The same as Fig. 16, but for a slightly later time $t\approx 0.6t_{\text{cross}}$, at which quasiparallel fluctuations are manifest. The perpendicular component of magnetic field is shown instead of the parallel one. Those fluctuations are produced by the AIC instability. The structure functions show two predominant modes of fluctuations: oblique fluctuations in $\delta B_{\parallel }$ caused by mirror instability and quasiparallel fluctuations in $\delta B_{\perp }$, which are AIC waves.

Figure 18

Nonlocal energy transfer functions averaged over the quasisteady state due to the Reynolds stress (left), Maxwell stress (center), and anisotropic viscous stress (right) in ${\beta }_{i0}=16$ simulation. Most of the transfer in the early stages of the simulation is local, but there is considerable nonlocal transfer mediated by the Maxwell stress in the quasisteady state. Panels (j)–(l) show the remaining transfer terms in the momentum equation as well as terms in the induction equation and the equation for thermal energy. Note that terms associated with compressions and gradients of isotropic pressures are smaller than “advectionlike” terms.

Figure 19

Parallel (a),(c) and perpendicular (b),(d) ion distribution function at the end of the ${\beta }_{i0}=16$ (a),(b) and ${\beta }_{i0}=4$ (c),(d) simulations. Parallel distribution functions (a),(c) have a flat core, which we associate with the Landau damping and the firehose instability [45]. Dashed lines show best-fit Maxwellians to $f(w_{\parallel })$ at $w_{\parallel }\approx 1.6v_{\mathrm{th}i0}$ (in particular, from 1.59 to $1.61v_{\mathrm{th}i0}$ to exclude the flattened part of the core) and to $f(w_{\perp })$ at $w_{\perp }<v_{\mathrm{th}i0}$. (e)–(h) The same distribution functions, plotted on logarithmic scale.

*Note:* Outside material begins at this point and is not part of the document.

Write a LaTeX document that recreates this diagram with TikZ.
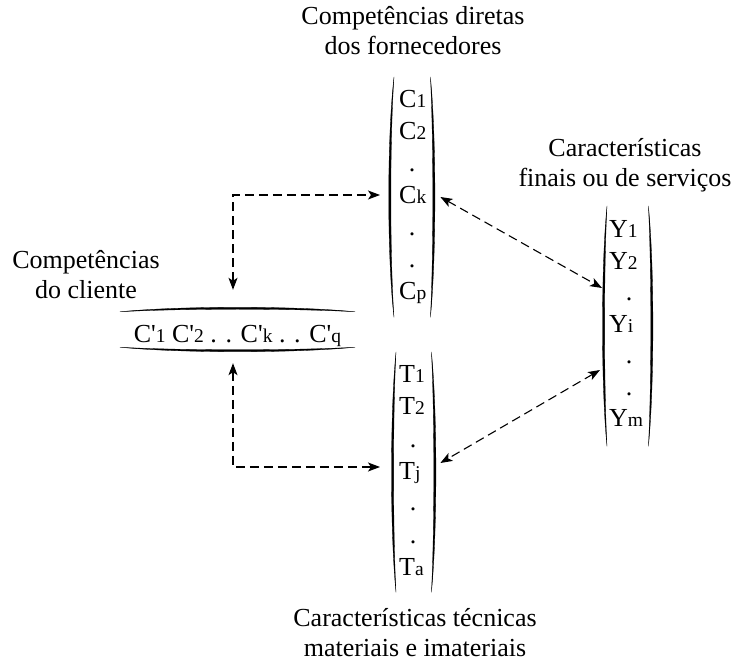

The core and the tail of the distributions may be approximated with Gaussians (straight lines in these coordinates). It is apparent that the wings of the distribution functions are much more isotropic than the cores ($T_{\parallel }^{\mathrm{tail}}\sim T_{\perp }^{\mathrm{tail}}$, while $T_{\parallel }^{\mathrm{core}}>T_{\perp }^{\mathrm{core}}$).